What two assumptions need to be met to do linear regression?
(50%) That a linear relationship does exist for these two variables. (50%) That the data values are normally distributed (vertically) around the regression line.
What are the two uses of linear regression?
(50%) To explain the change in the response variable from a change of the predictor variable. (50%) To predict the value of the response variable from the value of the predictor variable.
Below is the equation of a regression line, match each symbol with its meaning. ŷ = b0 + b1x 1. The predicted value of the y-variable. 2. The y-intercept of the regression line. 3. The slope of the regression line. 4. The value of the x-variable.
1. (ŷ) 2. (b0) 3. (b1) 4. (x)
Match each use of linear regression below with the parts of the regression equation needed for that use. 1. Slope of the regression equation (b(1)). 2. y-Intercept and slope of the regression equation ((b(0),b(1)).
1. Explanation of the effect of the predictor variable on the response variable. 2. Prediction of the value of the response variable from the value of the predictor variable.
How many of each variable below is there in simple linear regression? 1. 1 2. 1
1. Response variable. 2. Predictor variable.
Which of the points below would be closest to the regression line? Point A: with residual = +150 Point B: with residual = -120 Point C: with residual = -10 Point D: with residual = +12
Point C, as it has the smallest magnitude of the residuals (-10).
What is NOT an appropriate comment because of the Scope of the Model?
Regression is good for extrapolation outside of the range of the predictor variable.
Using the regression equation below, what would be the residual for a point with the coordinates (10,80)? Weight = -12.3 + 9 × Height
Residual = +2.3 .
Using the regression equation below, what would be the residual for a point with the coordinates (24,45000)? Car Price = 50,000 + (-100) × Months
Residual = -2,600 .
In concept, what is a regression residual?
The vertical distance a data point (x,y) is from the regression line.
From a statistics standpoint, why are the values of the slope and y-intercept needed?
They summarize the relationship information in the data set.
If car prices followed the regression equation below, would you wait to buy a car or would you buy a car now? Car Price = 50,000 + (-100) × Months
Wait to buy as car prices are on average dropping $100 per month.
If a point gives the middle of a column of data values, what gives the middle of a scatterplot?
A line going through the middle of the scatterplot.
In concept, how does linear regression find the regression line?

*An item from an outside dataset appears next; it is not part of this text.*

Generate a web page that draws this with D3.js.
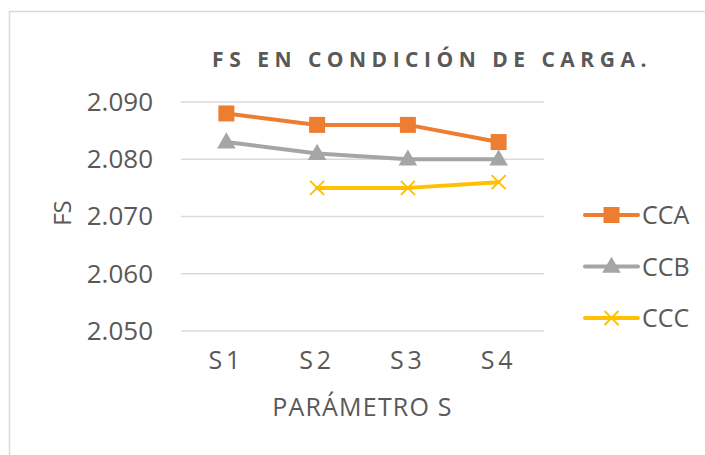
<!DOCTYPE html>
<html>
<head>
<meta charset="utf-8">
<script src="https://cdn.jsdelivr.net/npm/d3@7"></script>
<style>
  body { margin: 0; background: #fff; }
  text { font-family: "Open Sans", sans-serif; fill: #595959; }
</style>
</head>
<body>
<div id="line-chart"></div>
<script>
const categories = ['S1', 'S2', 'S3', 'S4'];
const ccaValues = [2.088, 2.086, 2.086, 2.083];
const ccbValues = [2.083, 2.081, 2.080, 2.080];
const cccValues = [null, 2.075, 2.075, 2.076];
const yTicks = [2.050, 2.060, 2.070, 2.080, 2.090];

const series = [
  { name: 'CCA', values: ccaValues, color: '#ED7D31', marker: 'square' },
  { name: 'CCB', values: ccbValues, color: '#A5A5A5', marker: 'triangle' },
  { name: 'CCC', values: cccValues, color: '#FFC000', marker: 'x' }
];

const width = 705;
const height = 455;
const margin = {top: 102, right: 161, bottom: 124, left: 181};

const svg = d3.select('#line-chart')
  .append('svg')
    .attr('width', width)
    .attr('height', height);

// chart frame (runs off the right and bottom edge)
svg.append('rect')
  .attr('x', 9.5)
  .attr('y', 11.5)
  .attr('width', 730)
  .attr('height', 470)
  .attr('fill', 'none')
  .attr('stroke', '#D9D9D9')
  .attr('stroke-width', 1.5);

const plot = svg.append('g')
  .attr('transform', `translate(${margin.left}, ${margin.top})`);

const innerW = width - margin.left - margin.right;
const innerH = height - margin.top - margin.bottom;

const xScale = d3.scaleBand()
  .domain(categories)
  .range([0, innerW]);
const yScale = d3.scaleLinear()
  .domain([2.050, 2.090])
  .range([innerH, 0]);

// gridlines
plot.append('g')
  .selectAll('line')
  .data(yTicks)
  .join('line')
    .attr('x1', 0)
    .attr('x2', innerW)
    .attr('y1', d => yScale(d))
    .attr('y2', d => yScale(d))
    .attr('stroke', '#D9D9D9')
    .attr('stroke-width', 1.5);

const yAxis = d3.axisLeft(yScale)
  .tickValues(yTicks)
  .tickFormat(d3.format('.3f'))
  .tickSize(0)
  .tickPadding(28);
const yG = plot.append('g').call(yAxis);
yG.select('.domain').remove();
yG.selectAll('text')
  .style('font-size', '26px')
  .attr('fill', '#595959');

const xAxis = d3.axisBottom(xScale)
  .tickSize(0)
  .tickPadding(20);
const xG = plot.append('g')
  .attr('transform', `translate(0, ${innerH})`)
  .call(xAxis);
xG.select('.domain').remove();
xG.selectAll('text')
  .style('font-size', '25px')
  .style('letter-spacing', '4px')
  .attr('fill', '#595959');

// title
svg.append('text')
  .attr('x', 432)
  .attr('y', 67)
  .style('text-anchor', 'middle')
  .style('font-size', '21px')
  .style('font-weight', 'bold')
  .style('letter-spacing', '5.5px')
  .text('FS EN CONDICIÓN DE CARGA.');

// axis titles
svg.append('text')
  .attr('x', margin.left + innerW / 2)
  .attr('y', 416)
  .style('text-anchor', 'middle')
  .style('font-size', '25px')
  .style('letter-spacing', '1.2px')
  .text('PARÁMETRO S');

svg.append('text')
  .attr('transform', 'rotate(-90)')
  .attr('x', -213)
  .attr('y', 71)
  .style('text-anchor', 'middle')
  .style('font-size', '24px')
  .text('FS');

const cx = c => xScale(c) + xScale.bandwidth() / 2;

function drawMarker(g, type, color) {
  if (type === 'square') {
    g.append('rect')
      .attr('x', -8).attr('y', -8)
      .attr('width', 16).attr('height', 16)
      .attr('fill', color);
  } else if (type === 'triangle') {
    g.append('path')
      .attr('d', d3.symbol(d3.symbolTriangle, 150)())
      .attr('transform', 'translate(0,1)')
      .attr('fill', color);
  } else {
    g.append('path')
      .attr('d', 'M-7,-7L7,7M-7,7L7,-7')
      .attr('stroke', color)
      .attr('stroke-width', 2)
      .attr('fill', 'none');
  }
}

series.forEach(s => {
  const pts = categories.map((c, i) => ({cat: c, v: s.values[i]}));
  const line = d3.line()
    .defined(d => d.v !== null)
    .x(d => cx(d.cat))
    .y(d => yScale(d.v));
  plot.append('path')
    .datum(pts)
    .attr('fill', 'none')
    .attr('stroke', s.color)
    .attr('stroke-width', 4)
    .attr('stroke-linejoin', 'round')
    .attr('stroke-linecap', 'round')
    .attr('d', line);
  pts.filter(d => d.v !== null).forEach(d => {
    const g = plot.append('g')
      .attr('transform', `translate(${cx(d.cat)}, ${yScale(d.v)})`);
    drawMarker(g, s.marker, s.color);
  });
});

// legend
const legend = svg.append('g').attr('transform', 'translate(585, 215)');
series.forEach((s, i) => {
  const g = legend.append('g').attr('transform', `translate(0, ${i * 51.5})`);
  g.append('line')
    .attr('x1', 0).attr('x2', 53)
    .attr('y1', 0).attr('y2', 0)
    .attr('stroke', s.color)
    .attr('stroke-width', 4)
    .attr('stroke-linecap', 'round');
  const m = g.append('g').attr('transform', 'translate(26.5, 0)');
  drawMarker(m, s.marker, s.color);
  g.append('text')
    .attr('x', 57)
    .attr('y', 9)
    .style('font-size', '25px')
    .text(s.name);
});
</script>
</body>
</html>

By finding the line where the residuals of the points are the smallest.
What does the statistical method of linear regression do?
It finds the equation (slope and y-intercept) of the middle line.
What new information does linear regression give over linear correlation?
It gives the magnitude (size) of the effect of the predictor variable on the response variable.
Using the regression equation below, how much would you expect Weight (lbs) to change on average if Height (ins) went up two inches? Weight = -12.3 + (-9) × Height
Weight would go down 18 lbs.
Using the regression equation below, how much would you expect Weight (lbs) to change on average if Height (ins) went down ten inches? Weight = -12.3 + 9 × Height
Weight would go down 90 lbs.
Using the regression equation below, how much would you expect Weight (lbs) to change on average if Height (ins) went up one inch?
Weight would go up 9 lbs.